Oude Testament

Nieuwe Testament

Deuteronomium 24:1-10 NBG-vertaling 1951 (NBG51)

1. Wanneer iemand een vrouw genomen en gehuwd heeft, dan zal, – als hij haar geen genegenheid toedraagt, omdat hij iets onbehoorlijks aan haar gevonden heeft, en hij een scheidbrief geschreven en haar die overhandigd heeft, waarna hij haar uit zijn huis heeft weggezonden;

2. en als zij dan uit zijn huis vertrokken, haars weegs gegaan en de vrouw van een ander geworden is;

3. en als dan de laatste man een afkeer van haar krijgt, een scheidbrief schrijft, haar die overhandigt en haar uit zijn huis wegzendt; of als de laatste man, die haar tot vrouw genomen heeft, gestorven is –

4. dan zal de eerste echtgenoot, die haar weggezonden heeft, haar niet opnieuw tot vrouw mogen nemen, nadat zij verontreinigd is geworden; want dat is een gruwel voor het aangezicht des Heren; gij zult geen zonde brengen over het land dat de Here, uw God, u ten erfdeel geven zal.

5. Wanneer iemand pas een vrouw gehuwd heeft, zal hij in het leger niet uitrukken en men zal hem in geen enkel opzicht bezwaren; gedurende één jaar zal hij vrijgesteld zijn ten behoeve van zijn huis, en de vrouw die hij gehuwd heeft, verheugen.

6. Men zal de handmolen of de bovenste molensteen niet tot pand nemen, want dan neemt men het leven tot pand.

7. Wanneer iemand betrapt wordt, terwijl hij een mens, een van zijn broeders, uit de Israëlieten, rooft, en hem als slaaf behandelt en verkoopt, dan zal die dief sterven.
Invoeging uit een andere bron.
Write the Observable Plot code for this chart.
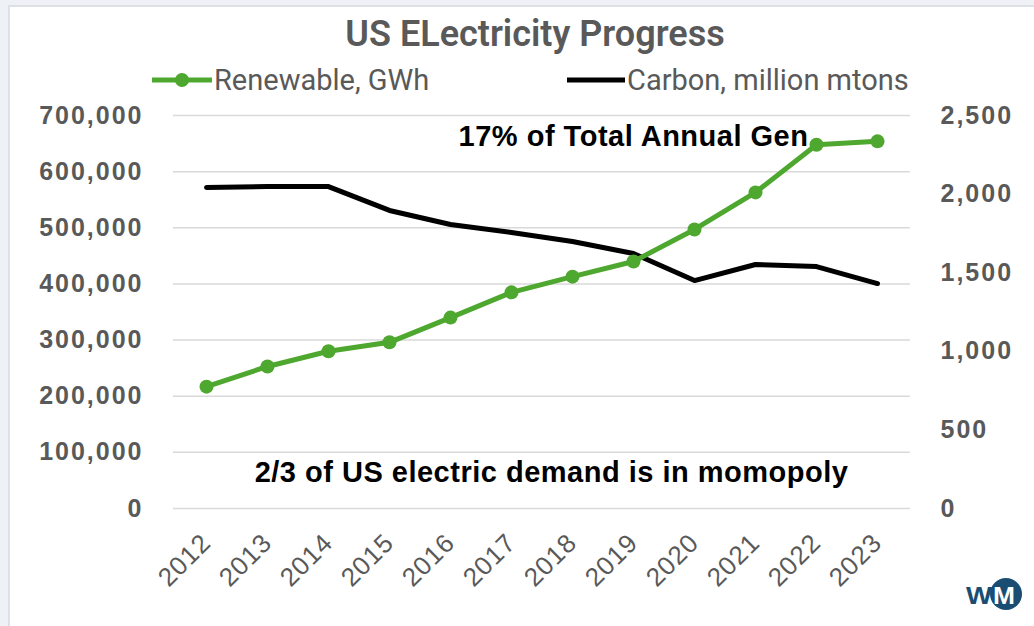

Zo zult gij het kwaad uit uw midden wegdoen.

8. Draag er ten aanzien van de plaag der melaatsheid zorg voor, dat gij zeer stipt alles onderhoudt, waarin de levitische priesters u onderrichten; wat ik hun geboden heb zult gij stipt onderhouden.

9. Gedenk wat de Here, uw God, aan Mirjam gedaan heeft op uw tocht, toen gij uit Egypte getrokken waart.

10. Wanneer gij van uw naaste enige schuld te vorderen hebt, zult gij zijn huis niet binnengaan om een pand van hem weg te nemen.